Ian Machray explores whether a minimum level of obligation is required for “worker” status?
Caselaw has established that one of the criteria required for an individual to be considered an employee is a minimum level of obligation to accept and perform work. The EAT was recently required to consider whether this irreducible minimum also applies to workers.
In this case, S was a fee-paid member on the panel of the NMC’s Fitness to Practice Committee. The NMC was not obliged to offer S a minimum number of sitting dates on the panel and S was free to withdraw from any dates he had previously accepted. When S did work, he was required to provide his services personally.
S sought to bring claims against NMC, which required him to be a “worker” in order to be protected under the definitions given under the ERA and the Working Time Regulations 1998 SI 1998/1833 (WTR). Under the ERA, a worker is any individual who has entered into or works under a contract of employment or any other contract where they undertake to do or personally perform any work or services for another party to the contract (who is not a client or customer under the contract).
The Employment Judge found that S was not an employee as he was under no obligation to perform a minimum amount of work for NMC. However there were a series of individual contracts, arising each time S agreed to sit on the panel, as well as an overarching contract for S’s provision of his services and it was not a client or customer contract. As such, the ERA definition of worker was met, and the judge found that S was a worker.

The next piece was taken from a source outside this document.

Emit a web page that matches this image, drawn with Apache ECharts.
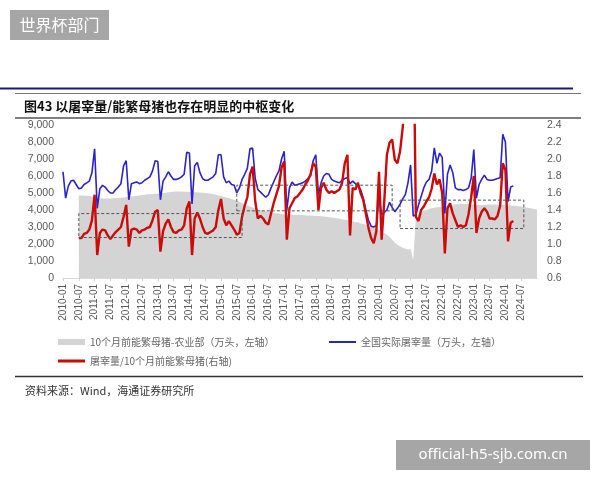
<!DOCTYPE html>
<html>
<head>
<meta charset="utf-8">
<script src="https://cdn.jsdelivr.net/npm/echarts@6/dist/echarts.min.js"></script>
<style>
  html, body { margin: 0; padding: 0; background: #fff; }
  #main { width: 600px; height: 480px; }
</style>
</head>
<body>
<div id="main"></div>
<script>
// month labels 2010-01 .. 2025-01
const months = [];
for (let y = 2010; y <= 2025; y++) {
  for (let m = 1; m <= 12; m++) {
    if (y === 2025 && m > 1) break;
    months.push(y + '-' + (m < 10 ? '0' + m : m));
  }
}

const seriesNames = ['10个月前能繁母猪-农业部（万头，左轴）', '全国实际屠宰量（万头，左轴）', '屠宰量/10个月前能繁母猪(右轴)'];

// 10个月前能繁母猪 (万头), from 2010-07
const sowStock = [null, null, null, null, null, null,
  4850, 4850, 4840, 4840, 4830, 4800,
  4750, 4700, 4680, 4680, 4680, 4680, 4680, 4690, 4700, 4700, 4720, 4740,
  4760, 4780, 4800, 4820, 4840, 4860, 4880, 4900, 4920, 4930, 4940, 4950,
  4960, 4980, 5000, 5020, 5040, 5060, 5080, 5090, 5090, 5090, 5080, 5070,
  5060, 5050, 5050, 5040, 5030, 5020, 5000, 4980, 4960, 4930, 4900, 4860,
  4820, 4780, 4740, 4700, 4650, 4600, 4550, 4480, 4400, 4330, 4260, 4200,
  4150, 4100, 4050, 4000, 3960, 3930, 3900, 3870, 3840, 3810, 3790, 3770,
  3750, 3740, 3730, 3720, 3710, 3700, 3700, 3700, 3690, 3680, 3670, 3660,
  3650, 3640, 3630, 3620, 3600, 3580, 3560, 3540, 3510, 3480, 3450, 3420,
  3390, 3360, 3330, 3300, 3260, 3220, 3180, 3130, 3080, 3020, 2960, 2900,
  2820, 2740, 2650, 2550, 2420, 2250, 2080, 1950, 1850, 1780, 1720, 1680,
  1700, 1050, 3500, 3750, 3900, 3950, 4000, 4050, 4100, 4130, 4160, 4180,
  4200, 4230, 4260, 4290, 4310, 4330, 4340, 4350, 4360, 4360, 4350, 4340,
  4320, 4300, 4290, 4290, 4300, 4320, 4330, 4330, 4320, 4310, 4300, 4290,
  4280, 4270, 4260, 4250, 4240, 4220, 4200, 4180, 4150, 4120, 4090, 4060,
  4030];

// 全国实际屠宰量 (万头)
const slaughter = [
  6250, 4700, 5400, 5700, 5750, 5500, 5250, 5300, 5500, 5600, 5700, 6200,
  7600, 4100, 5250, 5450, 5350, 5150, 5000, 5000, 5200, 5350, 5550, 6600,
  6900, 4600, 5550, 5600, 5650, 5550, 5600, 5750, 5850, 5950, 6300, 6900,
  6850, 4600, 5700, 5950, 6250, 6000, 5800, 5800, 5850, 5950, 6100, 7400,
  7350, 4350, 6600, 6800, 6200, 5850, 5750, 5750, 5850, 5950, 6150, 7250,
  7250, 5950, 5600, 5700, 5500, 5450, 5000, 5300, 5800, 6100, 6450, 7600,
  7650, 5850, 5200, 5050, 4900, 4750, 4900, 5300, 5650, 6000, 6300, 7000,
  7450, 4000, 5300, 5650, 5450, 5500, 5550, 5600, 5700, 5850, 6000, 6900,
  7250, 4900, 5600, 6000, 6150, 6100, 5800, 5700, 5650, 5600, 5750, 5850,
  5900, 5550, 5700, 5550, 5400, 5200, 4700, 4000, 3400, 3050, 3000, 3100,
  4800, 3750, 3850, 4000, 4450, 4150, 3900, 4100, 4350, 4650, 4900, 5600,
  6650, 3650, 3700, 4300, 4800, 5300, 5650, 5800, 6300, 7650, 6750, 7350,
  7100, 3800, 6100, 6650, 6200, 5300, 5200, 5200, 5150, 5200, 5300, 5870,
  7550, 4700, 5500, 5800, 6050, 5800, 5750, 5750, 5800, 5850, 5900, 8450,
  8000, 4500, 5350, 5420];

// 屠宰量/10个月前能繁母猪
const ratio = [null, null, null, null, null, null,
  1.07, 1.07, 1.12, 1.13, 1.17, 1.28,
  1.58, 0.87, 1.13, 1.17, 1.16, 1.10, 1.06, 1.10, 1.14, 1.17, 1.20, 1.32,
  1.46, 0.97, 1.17, 1.18, 1.17, 1.13, 1.16, 1.17, 1.19, 1.20, 1.28, 1.38,
  1.40, 0.91, 1.15, 1.24, 1.29, 1.20, 1.14, 1.13, 1.16, 1.17, 1.22, 1.42,
  1.50, 0.87, 1.30, 1.37, 1.30, 1.20, 1.13, 1.12, 1.14, 1.16, 1.20, 1.40,
  1.53, 1.30, 1.22, 1.27, 1.22, 1.17, 1.11, 1.13, 1.32, 1.45, 1.55, 1.82,
  1.91, 1.50, 1.30, 1.33, 1.30, 1.25, 1.23, 1.36, 1.48, 1.58, 1.68, 1.90,
  1.97, 1.05, 1.42, 1.48, 1.54, 1.56, 1.60, 1.64, 1.70, 1.75, 1.82, 1.95,
  1.91, 1.40, 1.66, 1.72, 1.64, 1.60, 1.62, 1.60, 1.62, 1.64, 1.72, 1.95,
  2.05, 1.10, 1.66, 1.64, 1.72, 1.60, 1.52, 1.36, 1.19, 1.07, 1.01, 1.15,
  1.85, 1.05, 1.50, 2.05, 2.19, 2.23, 1.99, 1.95, 2.09, 2.37, 2.70, 2.90,
  3.10, 3.80, 1.32, 1.27, 1.40, 1.44, 1.50, 1.55, 1.65, 1.83, 1.70, 1.76,
  1.60, 0.89, 1.42, 1.48, 1.36, 1.28, 1.20, 1.22, 1.20, 1.22, 1.35, 1.55,
  1.80, 1.13, 1.30, 1.38, 1.42, 1.38, 1.30, 1.30, 1.29, 1.33, 1.45, 1.95,
  1.87, 1.03, 1.25, 1.27];

// dashed boxes: [startIndex, endIndex, low, high] on the left axis
const boxes = [
  [6, 68, 2380, 3790],
  [66, 124.5, 3950, 5460],
  [128, 175, 2910, 4580]
];

const labelFont = '"Liberation Sans", Arial, sans-serif';
const cjkFont = '"Noto Sans CJK SC", sans-serif';

function showLabel(index) {
  return index % 6 === 0 && index < 180;
}

const chart = echarts.init(document.getElementById('main'), null, { renderer: 'canvas' });

const legendText = { color: '#666', fontSize: 10, fontFamily: cjkFont };

chart.setOption({
  backgroundColor: '#fff',
  animation: false,
  grid: { left: 63, right: 63, top: 125, bottom: 202 },
  legend: [
    { data: [seriesNames[0]], left: 58, top: 337, padding: 0, icon: 'rect', itemWidth: 27, itemHeight: 6, textStyle: legendText },
    { data: [seriesNames[1]], left: 329, top: 337, padding: 0, icon: 'rect', itemWidth: 27, itemHeight: 2, textStyle: legendText },
    { data: [seriesNames[2]], left: 58, top: 356, padding: 0, icon: 'rect', itemWidth: 27, itemHeight: 3, textStyle: legendText }
  ],
  xAxis: {
    type: 'category',
    data: months,
    boundaryGap: false,
    axisLine: { show: true, lineStyle: { color: '#d9d9d9' } },
    axisTick: { show: true, interval: showLabel, length: 3, lineStyle: { color: '#d0d0d0' } },
    axisLabel: {
      interval: showLabel,
      rotate: 90,
      margin: 6,
      fontSize: 10,
      color: '#595959',
      fontFamily: labelFont
    },
    splitLine: { show: false }
  },
  yAxis: [
    {
      type: 'value',
      min: 0,
      max: 9000,
      interval: 1000,
      axisLine: { show: false },
      axisTick: { show: false },
      splitLine: { show: false },
      axisLabel: {
        fontSize: 10.5,
        color: '#595959',
        fontFamily: labelFont,
        margin: 9,
        formatter: function (v) { return v.toLocaleString('en-US'); }
      }
    },
    {
      type: 'value',
      position: 'right',
      min: 0.6,
      max: 2.4,
      interval: 0.2,
      axisLine: { show: false },
      axisTick: { show: false },
      splitLine: { show: false },
      axisLabel: {
        fontSize: 10.5,
        color: '#595959',
        fontFamily: labelFont,
        margin: 10,
        formatter: function (v) { return v.toFixed(1); }
      }
    }
  ],
  series: [
    {
      name: seriesNames[0],
      type: 'line',
      yAxisIndex: 0,
      data: sowStock,
      symbol: 'none',
      color: '#d4d4d4',
      lineStyle: { width: 0 },
      areaStyle: { color: '#d4d4d4', opacity: 1 },
      z: 1
    },
    {
      name: seriesNames[1],
      type: 'line',
      yAxisIndex: 0,
      data: slaughter,
      symbol: 'none',
      color: '#2b22c8',
      lineStyle: { width: 1.6, color: '#2b22c8' },
      z: 3
    },
    {
      name: seriesNames[2],
      type: 'line',
      yAxisIndex: 1,
      data: ratio,
      symbol: 'none',
      color: '#cc0a0a',
      lineStyle: { width: 2.4, color: '#cc0a0a' },
      z: 4
    },
    {
      // holder for the dashed boxes, drawn above the area
      type: 'line',
      yAxisIndex: 0,
      data: [],
      z: 5,
      markArea: {
        silent: true,
        z: 5,
        itemStyle: { color: 'rgba(0,0,0,0)', borderColor: '#555', borderWidth: 1, borderType: [3, 2] },
        data: boxes.map(b => [{ xAxis: b[0], yAxis: b[2] }, { xAxis: b[1], yAxis: b[3] }])
      }
    }
  ],
  graphic: [
    { type: 'rect', shape: { x: 10, y: 10, width: 99, height: 30 }, style: { fill: '#a6a6a6' } },
    { type: 'text', style: { x: 59.5, y: 25, text: '世界杯部门', fill: '#fff', font: '16px ' + cjkFont, textAlign: 'center', textVerticalAlign: 'middle' } },
    { type: 'line', shape: { x1: 0, y1: 88.5, x2: 573, y2: 88.5 }, style: { stroke: '#1c1a6c', lineWidth: 2 } },
    { type: 'line', shape: { x1: 15, y1: 93.5, x2: 581, y2: 93.5 }, style: { stroke: '#777', lineWidth: 1 } },
    { type: 'text', style: { x: 24, y: 106, text: '图43 以屠宰量/能繁母猪也存在明显的中枢变化', fill: '#111', font: 'bold 13px ' + cjkFont, textVerticalAlign: 'middle' } },
    { type: 'line', shape: { x1: 15, y1: 118, x2: 581, y2: 118 }, style: { stroke: '#555', lineWidth: 1.5 } },
    { type: 'line', shape: { x1: 15, y1: 376.5, x2: 583, y2: 376.5 }, style: { stroke: '#333', lineWidth: 1.5 } },
    { type: 'text', style: { x: 25, y: 391, text: '资料来源：Wind，海通证券研究所', fill: '#333', font: '11px ' + cjkFont, textVerticalAlign: 'middle' } },
    { type: 'rect', shape: { x: 396, y: 440, width: 194, height: 30 }, style: { fill: '#a6a6a6' } },
    { type: 'text', style: { x: 493, y: 455, text: 'official-h5-sjb.com.cn', fill: '#fff', font: '15px "Noto Sans", sans-serif', textAlign: 'center', textVerticalAlign: 'middle' } }
  ]
});
</script>
</body>
</html>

The NMC appealed to the EAT on the worker point, arguing that an irreducible minimum of obligation was also required for the individual to be considered a worker (as opposed to a self-employed contractor). However, the EAT rejected this argument and was satisfied that the tribunal was correct in finding that S had worker status. It considered case law including the recent Supreme Court decision in Uber and determined that there was no requirement of an irreducible minimum of obligation for worker status.
There will no doubt be ongoing caselaw regarding employment status and it appears to be getting harder to show that someone is genuinely independent and self-employed. This case highlights that businesses need to be wary of this where there are a series of individual short-term contracts. Having no minimum obligation to accept and perform work outside those separate contractual assignments could potentially indicate that the individual was self-employed and not a worker, but it is not decisive. The level of obligation will also be relevant when determining if there is an overarching contract for the provision of services (in addition to the short term individual contracts that are put in place each time a work assignment is agreed) or if it is a client or customer contract (and therefore the individual does not satisfy the definition of worker).